Regarder les hommes entre eux
Après toutes ces précautions d’usage, peut-on aimer Les Amateurs, une adaptation très fidèle à l’originale, mais dans un autre pays et une décennie plus tard ? La réponse est mitigée. Fred Scotlande, qui dirige la série, avait réalisé en 2016 la très honorable Loin de chez nous, rare fiction de guerre à la française. On retrouve ici sa manière assez émue de regarder les hommes entre eux, clairement son dada. À ses yeux, il y a peut-être quelque chose d’une utopie en marche à voir se constituer un duo de mecs qui n’ont rien à voir entre eux, et trouvent des façons de marcher ensemble. Coincés dans une galère sans nom, les héros des Amateurs prennent la suite d’une longue lignée de buddy movies (et séries) très hétéros, où la virilité est certes remise en cause – ils sont fragiles, pas bien méchants – mais où la moindre incartade potentiellement homoérotique se voit ignorée, comme par principe. Cela donne à la série une vibe un peu datée, surtout au moment où sort le film Bros, qui ringardise pas mal d’histoires d’amitiés masculines old school.

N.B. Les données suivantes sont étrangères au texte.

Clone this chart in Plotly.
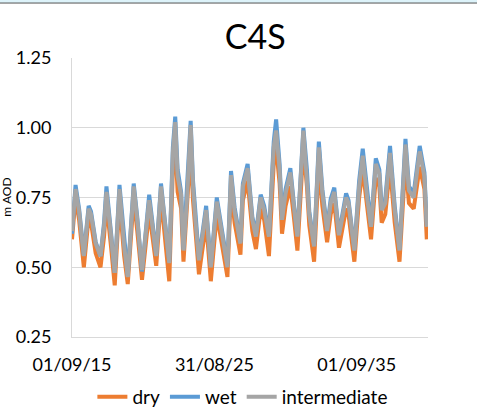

On pourrait aussi évoquer le traitement des personnages féminins, parfois intéressant – les femmes sont, pour certaines, plutôt violentes -, mais jamais tenu sur le long cours.
Un casting imparable
Là où Les Amateurs peut plaire et tirer des éclats de rire, c’est grâce à son imparable casting. Vincent Dedienne et François Damiens ont cette façon de marcher juste à côté de l’ironie qui les rend à la fois percutants et attachants, avec l’espace nécessaire pour balancer des vannes. Comme souvent, la comédie se limite ici à cet art de la vanne (ce qui n’est déjà pas si mal) et ne trouve que très rarement une dimension physique, alors que les contrastes entre Dedienne et Damiens auraient pu donner lieu à de nombreuses expérimentations plastiques. C’est, au fond, ce qui manque à la série : une envie de se défaire de l’originale, mais aussi une volonté de s’amuser avec un genre – la comédie d’action – qui aurait pu faire naître un bijou d’inventivité.
Les Amateurs avec François Damiens et Vincent Dedienne, disponible sur Disney +.